# Input rows
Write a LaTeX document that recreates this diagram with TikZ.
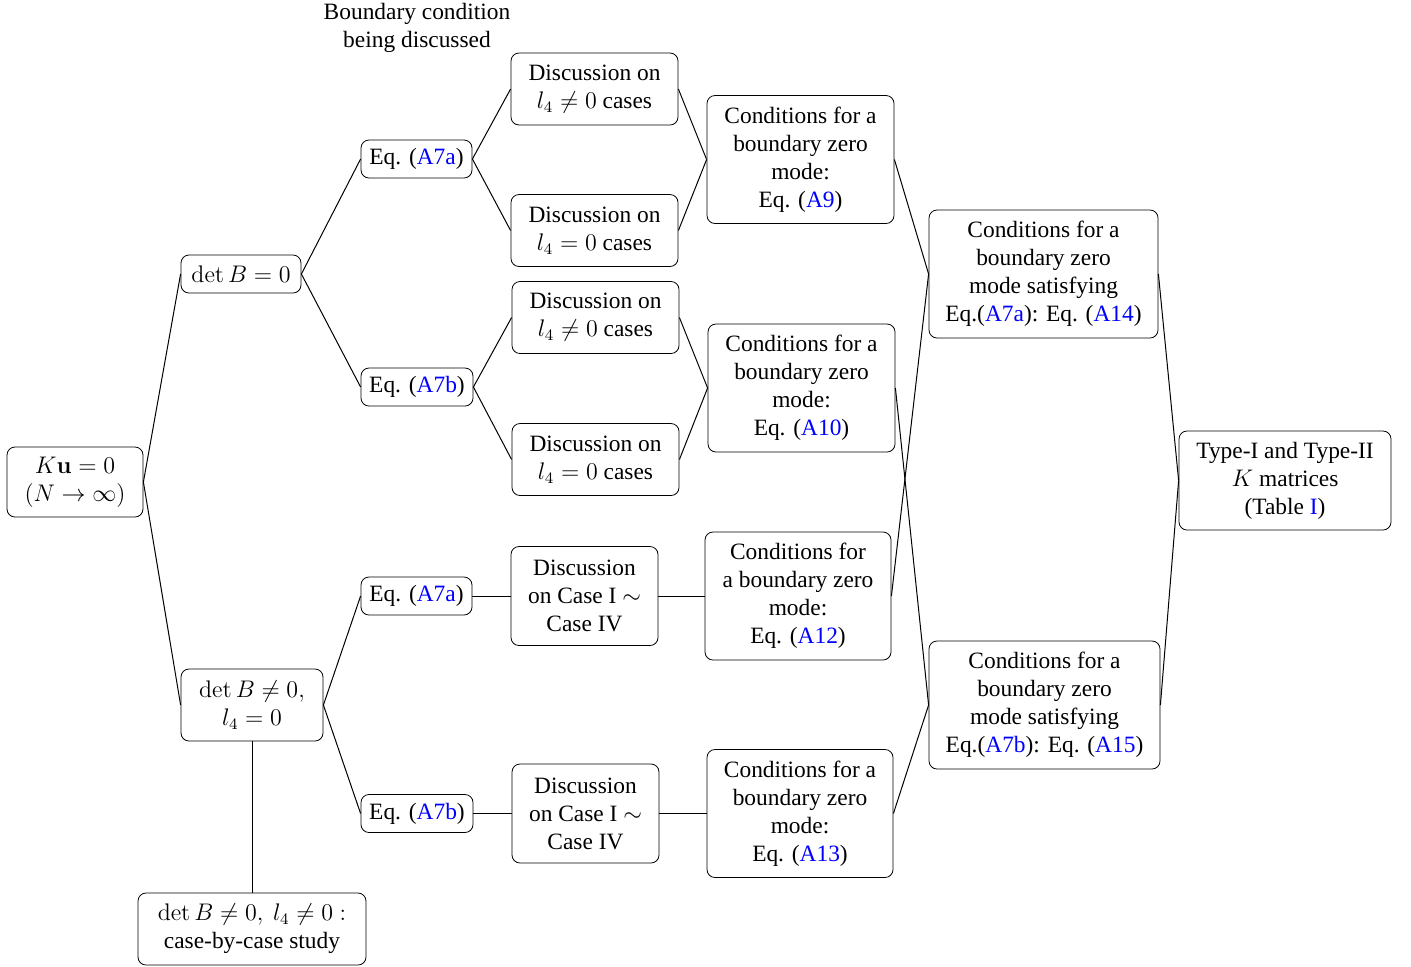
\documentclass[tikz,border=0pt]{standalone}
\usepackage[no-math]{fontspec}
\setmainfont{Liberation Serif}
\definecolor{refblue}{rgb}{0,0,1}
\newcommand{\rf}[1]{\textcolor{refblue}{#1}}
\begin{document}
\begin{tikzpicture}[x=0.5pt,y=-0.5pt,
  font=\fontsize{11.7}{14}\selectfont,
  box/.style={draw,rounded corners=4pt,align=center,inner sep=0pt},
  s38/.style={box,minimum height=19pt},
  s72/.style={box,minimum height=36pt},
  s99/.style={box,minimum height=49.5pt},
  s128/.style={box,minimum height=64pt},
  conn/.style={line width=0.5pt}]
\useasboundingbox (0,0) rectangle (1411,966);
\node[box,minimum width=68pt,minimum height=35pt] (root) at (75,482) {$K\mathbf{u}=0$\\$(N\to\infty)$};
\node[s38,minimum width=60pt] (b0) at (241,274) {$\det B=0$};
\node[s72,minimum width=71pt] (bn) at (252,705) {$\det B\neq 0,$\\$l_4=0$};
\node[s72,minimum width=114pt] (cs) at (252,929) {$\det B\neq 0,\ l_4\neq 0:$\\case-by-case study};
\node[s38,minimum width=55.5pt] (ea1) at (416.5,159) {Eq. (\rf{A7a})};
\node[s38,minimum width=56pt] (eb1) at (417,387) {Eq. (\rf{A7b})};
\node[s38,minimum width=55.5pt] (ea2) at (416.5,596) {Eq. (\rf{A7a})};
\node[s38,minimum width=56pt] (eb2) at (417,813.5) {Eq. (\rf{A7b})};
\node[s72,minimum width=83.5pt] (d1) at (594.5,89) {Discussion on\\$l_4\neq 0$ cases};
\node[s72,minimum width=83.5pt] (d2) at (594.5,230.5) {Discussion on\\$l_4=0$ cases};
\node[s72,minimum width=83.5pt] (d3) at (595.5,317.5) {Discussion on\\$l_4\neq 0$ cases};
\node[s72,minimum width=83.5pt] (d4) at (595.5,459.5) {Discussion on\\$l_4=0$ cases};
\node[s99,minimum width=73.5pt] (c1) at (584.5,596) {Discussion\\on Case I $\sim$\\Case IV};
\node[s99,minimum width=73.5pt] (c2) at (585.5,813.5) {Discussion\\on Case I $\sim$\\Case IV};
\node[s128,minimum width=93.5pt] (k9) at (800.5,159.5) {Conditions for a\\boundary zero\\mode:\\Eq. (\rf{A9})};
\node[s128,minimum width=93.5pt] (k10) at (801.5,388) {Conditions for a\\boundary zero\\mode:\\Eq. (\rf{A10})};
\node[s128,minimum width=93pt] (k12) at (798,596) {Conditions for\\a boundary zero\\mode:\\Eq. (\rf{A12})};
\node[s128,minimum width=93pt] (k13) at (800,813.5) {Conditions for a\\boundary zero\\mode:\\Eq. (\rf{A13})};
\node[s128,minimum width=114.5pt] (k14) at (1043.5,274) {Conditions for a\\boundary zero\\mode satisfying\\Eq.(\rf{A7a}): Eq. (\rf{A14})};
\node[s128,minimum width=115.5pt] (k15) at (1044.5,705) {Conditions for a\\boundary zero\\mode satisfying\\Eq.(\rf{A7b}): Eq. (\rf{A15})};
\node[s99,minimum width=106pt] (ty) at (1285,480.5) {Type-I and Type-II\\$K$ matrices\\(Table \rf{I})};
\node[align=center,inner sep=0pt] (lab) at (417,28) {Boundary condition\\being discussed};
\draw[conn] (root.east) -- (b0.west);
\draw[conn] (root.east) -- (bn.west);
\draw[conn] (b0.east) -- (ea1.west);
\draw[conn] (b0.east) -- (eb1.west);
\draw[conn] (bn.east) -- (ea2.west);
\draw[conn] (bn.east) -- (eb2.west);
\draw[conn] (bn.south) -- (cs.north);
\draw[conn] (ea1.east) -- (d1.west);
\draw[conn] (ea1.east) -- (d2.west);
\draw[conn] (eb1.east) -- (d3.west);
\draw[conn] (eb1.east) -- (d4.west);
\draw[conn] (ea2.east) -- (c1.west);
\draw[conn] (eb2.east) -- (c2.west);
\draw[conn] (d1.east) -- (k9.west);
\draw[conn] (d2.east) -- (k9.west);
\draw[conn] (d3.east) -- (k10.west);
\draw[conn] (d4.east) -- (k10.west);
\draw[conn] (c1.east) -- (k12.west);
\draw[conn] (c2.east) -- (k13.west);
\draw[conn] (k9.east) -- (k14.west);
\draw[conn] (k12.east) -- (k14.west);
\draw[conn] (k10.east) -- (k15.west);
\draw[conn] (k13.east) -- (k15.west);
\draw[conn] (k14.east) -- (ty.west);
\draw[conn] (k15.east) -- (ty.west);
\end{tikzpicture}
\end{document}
==
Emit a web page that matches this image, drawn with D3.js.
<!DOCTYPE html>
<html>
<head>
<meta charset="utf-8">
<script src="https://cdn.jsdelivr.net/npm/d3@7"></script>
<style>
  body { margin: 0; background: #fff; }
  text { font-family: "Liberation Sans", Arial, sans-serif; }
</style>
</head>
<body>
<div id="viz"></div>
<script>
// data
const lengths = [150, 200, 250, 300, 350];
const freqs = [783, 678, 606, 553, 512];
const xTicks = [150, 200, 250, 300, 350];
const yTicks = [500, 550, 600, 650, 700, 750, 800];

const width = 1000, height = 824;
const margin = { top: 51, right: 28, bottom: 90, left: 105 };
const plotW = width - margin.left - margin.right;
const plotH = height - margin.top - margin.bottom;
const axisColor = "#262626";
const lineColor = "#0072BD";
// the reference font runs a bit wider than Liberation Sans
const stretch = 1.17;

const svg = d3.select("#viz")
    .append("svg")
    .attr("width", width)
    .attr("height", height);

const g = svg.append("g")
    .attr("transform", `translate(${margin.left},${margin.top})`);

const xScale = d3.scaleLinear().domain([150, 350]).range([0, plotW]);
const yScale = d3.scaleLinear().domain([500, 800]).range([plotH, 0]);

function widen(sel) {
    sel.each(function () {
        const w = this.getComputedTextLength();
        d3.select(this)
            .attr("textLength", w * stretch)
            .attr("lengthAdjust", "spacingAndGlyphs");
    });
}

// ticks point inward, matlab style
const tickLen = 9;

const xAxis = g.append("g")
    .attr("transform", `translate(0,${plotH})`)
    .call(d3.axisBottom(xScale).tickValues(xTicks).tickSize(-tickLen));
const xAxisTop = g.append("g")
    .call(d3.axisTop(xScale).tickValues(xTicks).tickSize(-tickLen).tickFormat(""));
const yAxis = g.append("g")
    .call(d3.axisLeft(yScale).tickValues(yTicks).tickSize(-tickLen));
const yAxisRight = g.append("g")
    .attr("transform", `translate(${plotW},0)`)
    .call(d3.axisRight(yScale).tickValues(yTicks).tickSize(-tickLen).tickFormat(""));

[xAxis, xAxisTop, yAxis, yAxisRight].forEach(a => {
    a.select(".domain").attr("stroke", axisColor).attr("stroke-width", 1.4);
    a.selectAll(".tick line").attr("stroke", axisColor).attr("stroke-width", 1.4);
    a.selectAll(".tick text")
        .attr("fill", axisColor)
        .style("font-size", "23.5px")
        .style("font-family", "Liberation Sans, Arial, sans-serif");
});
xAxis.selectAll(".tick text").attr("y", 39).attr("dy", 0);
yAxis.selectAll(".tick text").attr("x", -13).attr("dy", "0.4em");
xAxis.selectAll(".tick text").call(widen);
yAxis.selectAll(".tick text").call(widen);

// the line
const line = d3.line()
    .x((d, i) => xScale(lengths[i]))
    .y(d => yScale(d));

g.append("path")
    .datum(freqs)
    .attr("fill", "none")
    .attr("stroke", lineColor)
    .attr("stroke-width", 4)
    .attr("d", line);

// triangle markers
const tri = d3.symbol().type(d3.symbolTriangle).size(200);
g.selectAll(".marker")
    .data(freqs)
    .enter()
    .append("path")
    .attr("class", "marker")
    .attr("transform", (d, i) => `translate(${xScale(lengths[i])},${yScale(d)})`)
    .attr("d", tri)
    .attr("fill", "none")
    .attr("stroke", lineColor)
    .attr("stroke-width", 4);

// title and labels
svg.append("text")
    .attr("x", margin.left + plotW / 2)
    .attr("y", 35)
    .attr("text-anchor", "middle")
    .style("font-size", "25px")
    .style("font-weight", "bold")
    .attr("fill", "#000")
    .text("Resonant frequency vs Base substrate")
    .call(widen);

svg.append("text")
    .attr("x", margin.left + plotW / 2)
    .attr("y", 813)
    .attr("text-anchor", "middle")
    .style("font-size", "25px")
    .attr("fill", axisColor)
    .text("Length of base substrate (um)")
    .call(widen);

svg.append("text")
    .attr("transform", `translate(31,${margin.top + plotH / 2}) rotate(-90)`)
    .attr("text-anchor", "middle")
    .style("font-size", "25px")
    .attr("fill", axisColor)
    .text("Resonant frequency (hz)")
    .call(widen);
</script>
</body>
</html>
...
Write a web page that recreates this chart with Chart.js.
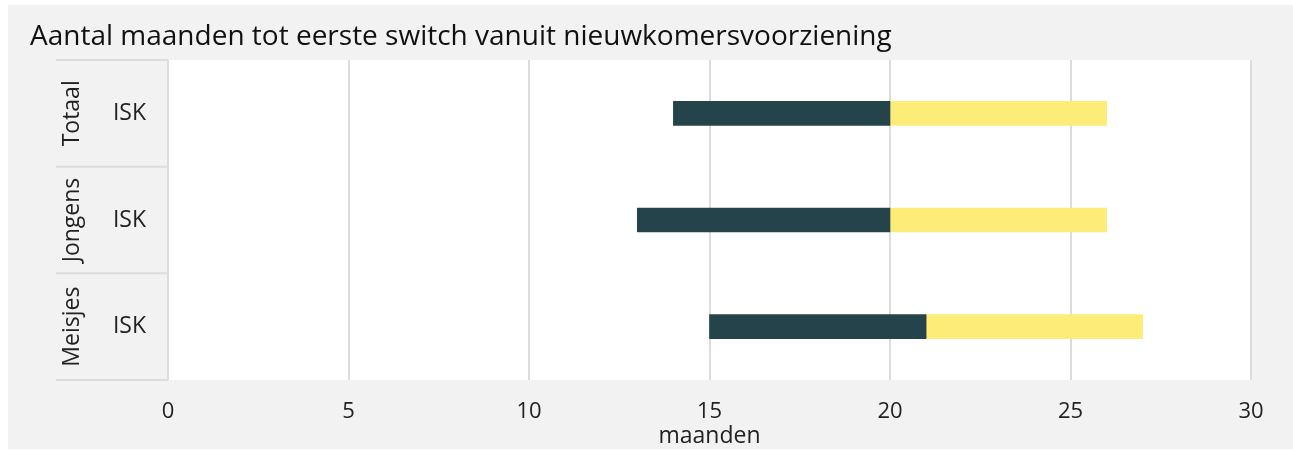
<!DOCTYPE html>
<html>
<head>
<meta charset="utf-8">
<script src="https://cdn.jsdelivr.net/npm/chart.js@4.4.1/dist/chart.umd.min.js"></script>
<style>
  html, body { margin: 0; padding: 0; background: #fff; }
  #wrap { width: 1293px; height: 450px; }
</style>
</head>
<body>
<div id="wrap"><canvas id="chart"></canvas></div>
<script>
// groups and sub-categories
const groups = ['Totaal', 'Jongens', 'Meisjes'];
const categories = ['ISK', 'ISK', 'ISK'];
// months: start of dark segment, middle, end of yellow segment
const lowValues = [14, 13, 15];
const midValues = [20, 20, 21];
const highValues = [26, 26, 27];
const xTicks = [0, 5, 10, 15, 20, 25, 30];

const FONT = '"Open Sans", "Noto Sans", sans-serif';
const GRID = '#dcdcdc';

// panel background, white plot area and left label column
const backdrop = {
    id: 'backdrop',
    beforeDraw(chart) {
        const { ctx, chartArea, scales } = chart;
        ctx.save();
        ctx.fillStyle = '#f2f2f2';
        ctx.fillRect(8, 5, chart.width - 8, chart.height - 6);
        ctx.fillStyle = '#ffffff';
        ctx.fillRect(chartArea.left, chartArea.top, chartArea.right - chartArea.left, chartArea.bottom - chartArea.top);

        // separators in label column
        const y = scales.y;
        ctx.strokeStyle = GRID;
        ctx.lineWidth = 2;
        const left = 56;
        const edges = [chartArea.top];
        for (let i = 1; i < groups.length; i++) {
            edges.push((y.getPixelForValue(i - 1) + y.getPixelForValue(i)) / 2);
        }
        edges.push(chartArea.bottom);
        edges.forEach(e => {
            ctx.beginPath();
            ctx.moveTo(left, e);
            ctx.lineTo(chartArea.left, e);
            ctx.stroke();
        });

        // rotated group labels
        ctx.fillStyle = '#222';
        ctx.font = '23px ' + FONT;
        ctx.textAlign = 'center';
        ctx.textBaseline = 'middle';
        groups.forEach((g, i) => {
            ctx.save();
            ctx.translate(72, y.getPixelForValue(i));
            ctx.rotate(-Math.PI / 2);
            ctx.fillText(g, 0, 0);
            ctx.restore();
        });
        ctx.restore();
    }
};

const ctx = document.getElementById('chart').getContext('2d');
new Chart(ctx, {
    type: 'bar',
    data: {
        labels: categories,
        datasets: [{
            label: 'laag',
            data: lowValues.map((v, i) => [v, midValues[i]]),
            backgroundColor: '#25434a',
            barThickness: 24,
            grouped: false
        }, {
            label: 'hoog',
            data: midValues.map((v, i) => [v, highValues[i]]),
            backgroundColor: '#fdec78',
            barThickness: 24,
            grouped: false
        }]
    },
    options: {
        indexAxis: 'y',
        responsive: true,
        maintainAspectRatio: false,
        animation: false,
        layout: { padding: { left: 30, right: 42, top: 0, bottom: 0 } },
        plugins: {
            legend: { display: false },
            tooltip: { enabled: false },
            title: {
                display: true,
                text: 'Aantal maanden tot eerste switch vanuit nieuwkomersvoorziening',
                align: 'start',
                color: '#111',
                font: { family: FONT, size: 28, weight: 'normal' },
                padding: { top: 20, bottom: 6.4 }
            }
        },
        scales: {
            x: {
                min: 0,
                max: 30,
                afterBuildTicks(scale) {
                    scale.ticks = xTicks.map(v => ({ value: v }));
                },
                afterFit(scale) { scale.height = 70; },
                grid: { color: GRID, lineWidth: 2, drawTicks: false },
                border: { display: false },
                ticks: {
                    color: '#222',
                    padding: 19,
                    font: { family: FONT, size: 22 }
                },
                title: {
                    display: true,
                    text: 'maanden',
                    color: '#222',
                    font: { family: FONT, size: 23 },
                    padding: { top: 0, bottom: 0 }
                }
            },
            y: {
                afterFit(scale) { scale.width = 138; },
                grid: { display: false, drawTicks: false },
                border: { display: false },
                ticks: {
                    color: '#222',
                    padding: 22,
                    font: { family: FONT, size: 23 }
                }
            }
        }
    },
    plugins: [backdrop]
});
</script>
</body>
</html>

# The problem
In the entries above, find lines with "Write" and copy each.

# Task answer
Write a LaTeX document that recreates this diagram with TikZ.
Write a web page that recreates this chart with Chart.js.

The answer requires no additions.